American deaf dancer

Frances Charlotte Lamberton (born October 6, 1917) was an American deaf vaudeville and ballroom dancer.

== Biography ==
Charlotte Lamberton was born in Idaho to Ethel (née Clark) Lamberton and Frank Lamberton, an insurance broker. At age 2, the family lived in Mountain Home, Idaho. She had two brothers, Henry (Charles) and Jack who was killed in a train accident in 1931. Both Charlotte and Charles were born deaf. They were not allowed to learn sign language but instead were homeschooled in oralism by their mother and attended Los Angeles Day School for the Deaf. Both learned to speak and sign as they got older.

Charlotte took dancing lessons starting at five years old because her mother wanted to "make [her] normal like other kids. She would often dance with her brother Charles but when he became a teenager he was diagnosed with a weak heart and Charlotte mostly danced alone. The family moved to Southern California and she started performing professionally in Hollywood when she was eleven. By 1930, the family lived in Long Beach. When she was fourteen, she was being billed in stage shows as "The Exquisite Charlotte."

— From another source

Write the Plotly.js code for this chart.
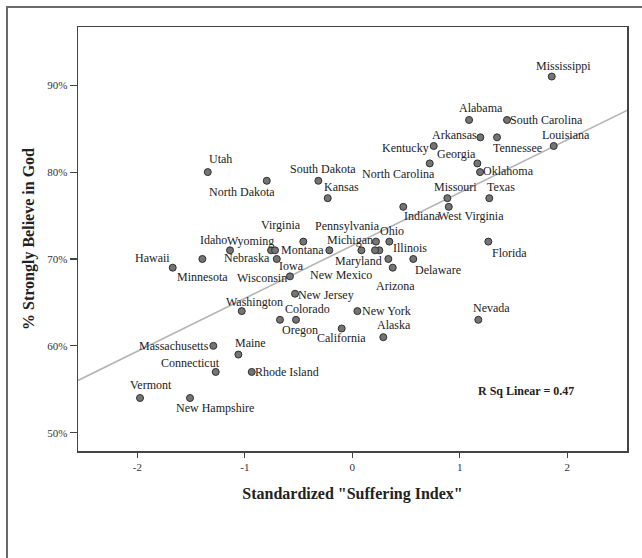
<!DOCTYPE html>
<html>
<head>
<meta charset="utf-8">
<script src="https://cdn.plot.ly/plotly-3.0.1.min.js"></script>
<style>
  html, body { margin: 0; padding: 0; background: #fff; }
  #wrap { position: relative; width: 642px; height: 558px; overflow: hidden; }
  #frame { position: absolute; left: 6px; top: 6px; width: 700px; height: 700px;
           border-left: 2px solid #6a6a6a; border-top: 2px solid #6a6a6a; pointer-events: none; z-index: 2; }
  #chart { position: absolute; left: 0; top: 0; width: 642px; height: 558px; }
</style>
</head>
<body>
<div id="wrap"><div id="chart"></div><div id="frame"></div></div>
<script>
// ---- data ----
const states = ["Mississippi","Alabama","South Carolina","Arkansas","Tennessee","Louisiana","Kentucky","North Carolina","Georgia","Oklahoma",
  "South Dakota","Kansas","Missouri","Texas","Indiana","West Virginia","Utah","North Dakota","Virginia","Idaho",
  "Wyoming","Nebraska","Iowa","Montana","Hawaii","Minnesota","Wisconsin","Washington","Colorado","Oregon",
  "New Jersey","New York","Alaska","California","Nevada","Florida","Pennsylvania","Ohio","Michigan","Illinois",
  "New Mexico","Maryland","Arizona","Delaware","Massachusetts","Maine","Connecticut","Rhode Island","Vermont","New Hampshire"];
const sufferingIndex = [1.855,1.086,1.439,1.191,1.346,1.873,0.757,0.720,1.163,1.188,
  -0.316,-0.229,0.884,1.274,0.474,0.897,-1.345,-0.796,-0.456,-1.138,
  -0.756,-0.719,-0.703,-0.214,-1.671,-1.395,-0.580,-1.029,-0.524,-0.673,
  -0.533,0.047,0.288,-0.099,1.172,1.265,0.220,0.344,0.084,0.251,
  0.211,0.335,0.376,0.567,-1.293,-1.060,-1.271,-0.936,-1.975,-1.510];
const believeGod = [91,86,86,84,84,83,83,81,81,80,
  79,77,77,77,76,76,80,79,72,71,
  71,71,70,71,69,70,68,64,63,63,
  66,64,61,62,63,72,72,72,71,71,
  71,70,69,70,60,59,57,57,54,54];
const yTickVals = [50,60,70,80,90];
const yTickLabels = ["50%","60%","70%","80%","90%"];
const xTickVals = [-2,-1,0,1,2];
const xTickLabels = ["-2","-1","0","1","2"];
const rSqText = "R Sq Linear = 0.47";

// ---- styling: label placement offsets (px, right / down) ----
const labelOffset = {
  "Mississippi":[12,-11],"Alabama":[12,-12],"South Carolina":[39,0],"Arkansas":[-26,-2],"Tennessee":[20,11],
  "Louisiana":[12,-11],"Kentucky":[-28,2],"North Carolina":[-31,11],"Georgia":[-21,-9],"Oklahoma":[28,-1],
  "South Dakota":[5,-12],"Kansas":[14,-11],"Missouri":[8,-11],"Texas":[12,-11],"Indiana":[19,9],
  "West Virginia":[22,9],"Utah":[13,-13],"North Dakota":[-25,11],"Virginia":[-22,-17],"Idaho":[-17,-10],
  "Wyoming":[-21,-9],"Nebraska":[-28,8],"Iowa":[15,7],"Montana":[-27,0],"Hawaii":[-20,-10],
  "Minnesota":[0,18],"Wisconsin":[-28,2],"Washington":[13,-9],"Colorado":[11,-11],"Oregon":[20,10],
  "New Jersey":[31,1],"New York":[29,0],"Alaska":[11,-12],"California":[0,10],"Nevada":[13,-12],
  "Florida":[21,11],"Pennsylvania":[-28,-16],"Ohio":[3,-11],"Michigan":[-11,-10],"Illinois":[31,-2],
  "New Mexico":[-34,25],"Maryland":[-30,2],"Arizona":[3,18],"Delaware":[25,11],"Massachusetts":[-39,0],
  "Maine":[12,-12],"Connecticut":[-25,-9],"Rhode Island":[35,0],"Vermont":[11,-13],"New Hampshire":[25,10]
};

const xRange = [-2.552, 2.555];
const yRange = [47.9, 96.7];

// least-squares fit line computed from the data
const n = sufferingIndex.length;
const mx = sufferingIndex.reduce((a,b)=>a+b,0)/n;
const my = believeGod.reduce((a,b)=>a+b,0)/n;
let sxy = 0, sxx = 0;
for (let i=0;i<n;i++){ sxy += (sufferingIndex[i]-mx)*(believeGod[i]-my); sxx += (sufferingIndex[i]-mx)**2; }
const slope = sxy/sxx, intercept = my - slope*mx;
const fitX = xRange.slice();
const fitY = fitX.map(x => intercept + slope*x);

const serif = "Liberation Serif, Times New Roman, serif";

const traces = [
  { x: fitX, y: fitY, mode: "lines", type: "scatter", line: {color: "#b4b4b4", width: 1.6}, hoverinfo: "skip", showlegend: false },
  { x: sufferingIndex, y: believeGod, text: states, mode: "markers", type: "scatter",
    marker: {size: 7, color: "#747474", line: {color: "#303030", width: 1}}, showlegend: false }
];

const annotations = states.map((s,i) => ({
  x: sufferingIndex[i], y: believeGod[i], xref: "x", yref: "y", text: s, showarrow: false,
  xanchor: "center", yanchor: "middle",
  xshift: labelOffset[s][0], yshift: -labelOffset[s][1],
  font: {family: serif, size: 12, color: "#222"}
}));
annotations.push({ x: 1.62, y: 54.83, xref: "x", yref: "y", text: "<b>" + rSqText + "</b>", showarrow: false,
  xanchor: "center", yanchor: "middle", font: {family: serif, size: 12, color: "#222"} });

const layout = {
  width: 642, height: 558,
  margin: {l: 78, r: 15, t: 27, b: 107},
  paper_bgcolor: "#fff", plot_bgcolor: "#fff",
  showlegend: false,
  xaxis: {
    range: xRange, tickmode: "array", tickvals: xTickVals, ticktext: xTickLabels,
    ticks: "outside", ticklen: 5, tickwidth: 1.2, tickcolor: "#444",
    showgrid: false, zeroline: false, showline: true, mirror: true, linecolor: "#444", linewidth: 1.5,
    tickfont: {family: serif, size: 11, color: "#333"},
    title: {text: "<b>Standardized \"Suffering Index\"</b>", font: {family: serif, size: 16, color: "#222"}, standoff: 16}
  },
  yaxis: {
    range: yRange, tickmode: "array", tickvals: yTickVals, ticktext: yTickLabels,
    ticks: "outside", ticklen: 7, tickwidth: 1.2, tickcolor: "#444",
    showgrid: false, zeroline: false, showline: true, mirror: true, linecolor: "#444", linewidth: 1.5,
    tickfont: {family: serif, size: 11, color: "#333"},
    title: {text: "<b>% Strongly Believe in God</b>", font: {family: serif, size: 16, color: "#222"}, standoff: 8}
  },
  annotations: annotations
};

Plotly.newPlot("chart", traces, layout, {displayModeBar: false, staticPlot: true});
</script>
</body>
</html>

Lamberton was booked for two weeks at the Hollywood Restaurant in New York which turned into a 28-week engagement. Charles, who had received a clean bill of health, joined her and they went on tour starring in Dave Apollon's Revue, touring the country and gaining national fame. Charles stopped dancing in 1940 again due to declining health and then to join the war effort. Charlotte later performed alone, and claimed to be "the only solo dancer in the country without the sense of hearing."

When asked how she could dance to music she could not hear, Lamberton explained "Do I feel it through my feet? No but that's what everyone asks. I feel it through my arms, my legs, my body. It comes to me in a faint sort of pulsation, in rhythmic beats that are like waves... Oh I can't explain it!"

Lamberton's last show was in Alaska in 1948, where she was on a four-month tour. She left show business to take care of her mother, who always accompanied her professionally. Lamberton's mother died of cancer in August 1948. She married Edwin Drolet on October 3, 1948, and they moved to Detroit, Michigan. He died of cancer in 1977.